Task brief> Skip pictures in the listing below; copy exactly the lines from the one with "Write a Python" through the one with "from bokeh.resources import INLINE", inclusive.

Exercise inputs>
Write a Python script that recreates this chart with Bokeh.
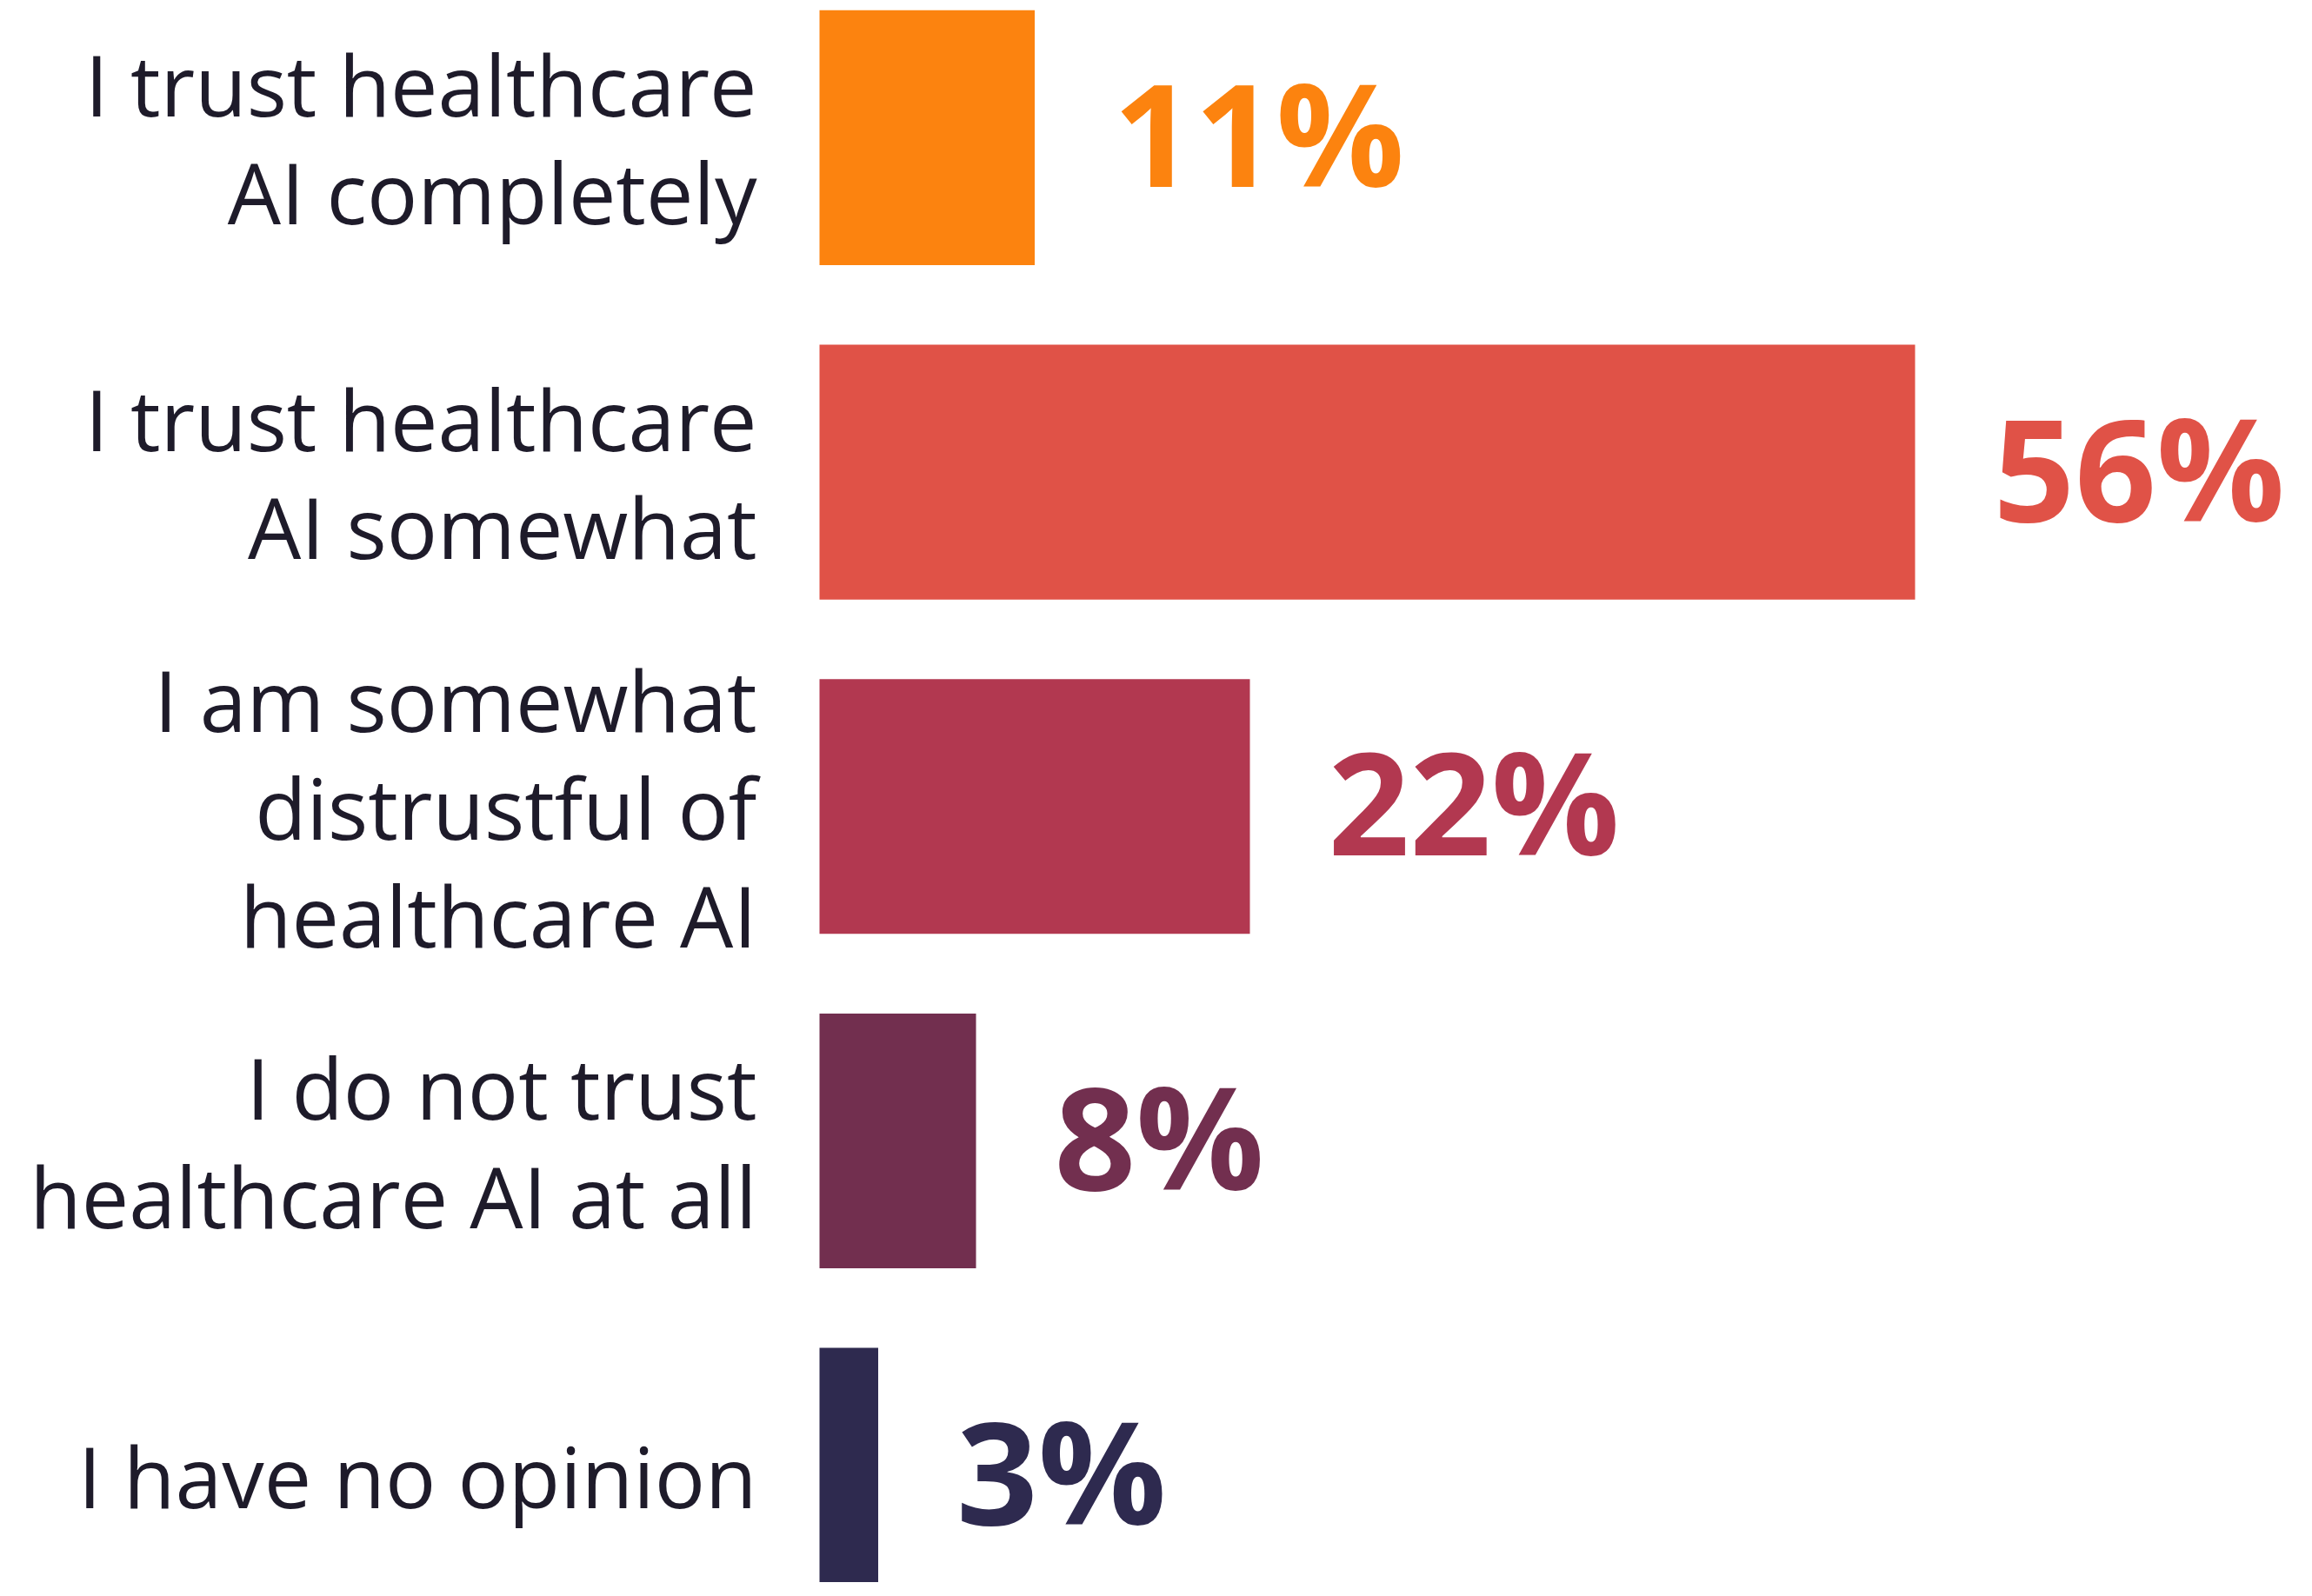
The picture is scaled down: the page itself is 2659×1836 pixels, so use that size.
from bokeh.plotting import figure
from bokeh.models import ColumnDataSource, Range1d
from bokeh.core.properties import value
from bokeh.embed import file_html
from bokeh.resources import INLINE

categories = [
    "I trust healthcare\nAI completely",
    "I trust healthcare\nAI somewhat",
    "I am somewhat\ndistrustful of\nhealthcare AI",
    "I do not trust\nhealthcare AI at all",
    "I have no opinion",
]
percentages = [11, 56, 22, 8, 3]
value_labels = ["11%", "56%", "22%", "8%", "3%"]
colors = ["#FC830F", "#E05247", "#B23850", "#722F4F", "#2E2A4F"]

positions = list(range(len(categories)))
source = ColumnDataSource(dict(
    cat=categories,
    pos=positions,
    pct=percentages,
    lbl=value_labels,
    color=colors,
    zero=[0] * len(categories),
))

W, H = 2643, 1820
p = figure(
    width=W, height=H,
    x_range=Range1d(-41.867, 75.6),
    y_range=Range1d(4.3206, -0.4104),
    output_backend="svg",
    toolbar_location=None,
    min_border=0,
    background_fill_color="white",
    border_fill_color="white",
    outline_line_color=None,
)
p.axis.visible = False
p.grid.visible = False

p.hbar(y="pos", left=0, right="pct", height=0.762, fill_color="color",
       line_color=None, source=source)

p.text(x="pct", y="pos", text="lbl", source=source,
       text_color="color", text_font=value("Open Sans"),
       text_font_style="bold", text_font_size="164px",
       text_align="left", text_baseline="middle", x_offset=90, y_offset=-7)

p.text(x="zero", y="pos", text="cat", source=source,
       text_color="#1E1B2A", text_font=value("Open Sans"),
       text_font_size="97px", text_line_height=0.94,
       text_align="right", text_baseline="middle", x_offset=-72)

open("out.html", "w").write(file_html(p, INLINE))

==

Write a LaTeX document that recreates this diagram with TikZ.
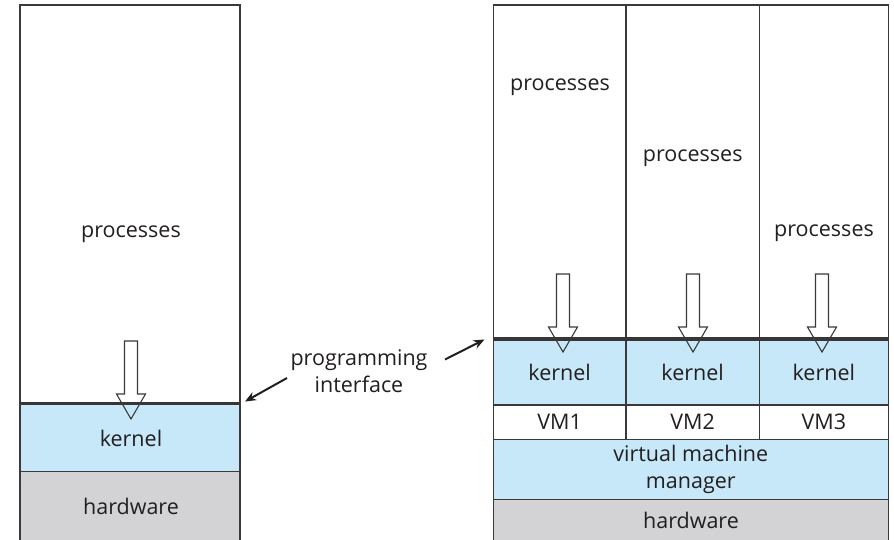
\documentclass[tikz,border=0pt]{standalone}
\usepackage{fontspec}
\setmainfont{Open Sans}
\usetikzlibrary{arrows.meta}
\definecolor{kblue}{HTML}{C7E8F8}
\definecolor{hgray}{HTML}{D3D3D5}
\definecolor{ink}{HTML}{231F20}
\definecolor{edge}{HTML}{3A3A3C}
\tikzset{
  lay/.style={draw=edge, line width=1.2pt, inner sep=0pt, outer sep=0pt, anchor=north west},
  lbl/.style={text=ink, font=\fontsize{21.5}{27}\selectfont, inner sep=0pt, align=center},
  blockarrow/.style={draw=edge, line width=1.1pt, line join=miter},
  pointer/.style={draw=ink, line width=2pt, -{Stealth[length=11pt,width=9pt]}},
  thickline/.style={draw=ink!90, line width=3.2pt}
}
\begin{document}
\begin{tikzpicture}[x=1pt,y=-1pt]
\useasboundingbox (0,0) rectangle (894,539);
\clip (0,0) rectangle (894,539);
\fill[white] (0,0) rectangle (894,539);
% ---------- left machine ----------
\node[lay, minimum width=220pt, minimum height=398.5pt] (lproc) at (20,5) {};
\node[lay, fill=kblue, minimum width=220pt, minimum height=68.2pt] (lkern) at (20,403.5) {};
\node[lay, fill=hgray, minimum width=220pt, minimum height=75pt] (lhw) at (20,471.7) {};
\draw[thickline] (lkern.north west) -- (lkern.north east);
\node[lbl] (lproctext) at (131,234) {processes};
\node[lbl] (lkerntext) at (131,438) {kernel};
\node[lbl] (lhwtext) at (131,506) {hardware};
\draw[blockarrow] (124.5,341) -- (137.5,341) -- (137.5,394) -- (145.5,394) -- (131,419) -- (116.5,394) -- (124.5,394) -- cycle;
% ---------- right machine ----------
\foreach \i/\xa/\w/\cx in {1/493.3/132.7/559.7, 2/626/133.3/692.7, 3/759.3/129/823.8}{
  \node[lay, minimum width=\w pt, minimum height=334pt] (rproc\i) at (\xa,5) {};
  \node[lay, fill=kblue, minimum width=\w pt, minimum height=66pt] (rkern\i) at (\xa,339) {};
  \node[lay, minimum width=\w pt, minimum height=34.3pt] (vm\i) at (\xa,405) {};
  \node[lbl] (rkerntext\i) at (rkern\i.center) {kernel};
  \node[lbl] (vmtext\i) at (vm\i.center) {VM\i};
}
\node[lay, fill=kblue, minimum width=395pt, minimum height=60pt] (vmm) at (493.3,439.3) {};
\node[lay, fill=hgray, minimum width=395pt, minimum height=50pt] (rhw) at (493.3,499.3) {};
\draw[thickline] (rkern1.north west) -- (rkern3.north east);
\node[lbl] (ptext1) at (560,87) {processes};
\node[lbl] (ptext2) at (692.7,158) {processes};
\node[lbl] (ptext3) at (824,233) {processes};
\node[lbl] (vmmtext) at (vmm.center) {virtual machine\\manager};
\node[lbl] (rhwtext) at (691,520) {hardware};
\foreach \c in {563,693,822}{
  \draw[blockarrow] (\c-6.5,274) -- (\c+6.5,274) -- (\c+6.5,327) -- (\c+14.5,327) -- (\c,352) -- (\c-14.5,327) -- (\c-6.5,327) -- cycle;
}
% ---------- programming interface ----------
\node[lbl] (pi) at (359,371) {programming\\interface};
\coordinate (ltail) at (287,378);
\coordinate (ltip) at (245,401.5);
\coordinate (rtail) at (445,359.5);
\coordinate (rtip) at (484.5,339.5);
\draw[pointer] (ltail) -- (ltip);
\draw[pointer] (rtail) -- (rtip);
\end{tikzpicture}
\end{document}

Reply>
Write a Python script that recreates this chart with Bokeh.
The picture is scaled down: the page itself is 2659×1836 pixels, so use that size.
from bokeh.plotting import figure
from bokeh.models import ColumnDataSource, Range1d
from bokeh.core.properties import value
from bokeh.embed import file_html
from bokeh.resources import INLINE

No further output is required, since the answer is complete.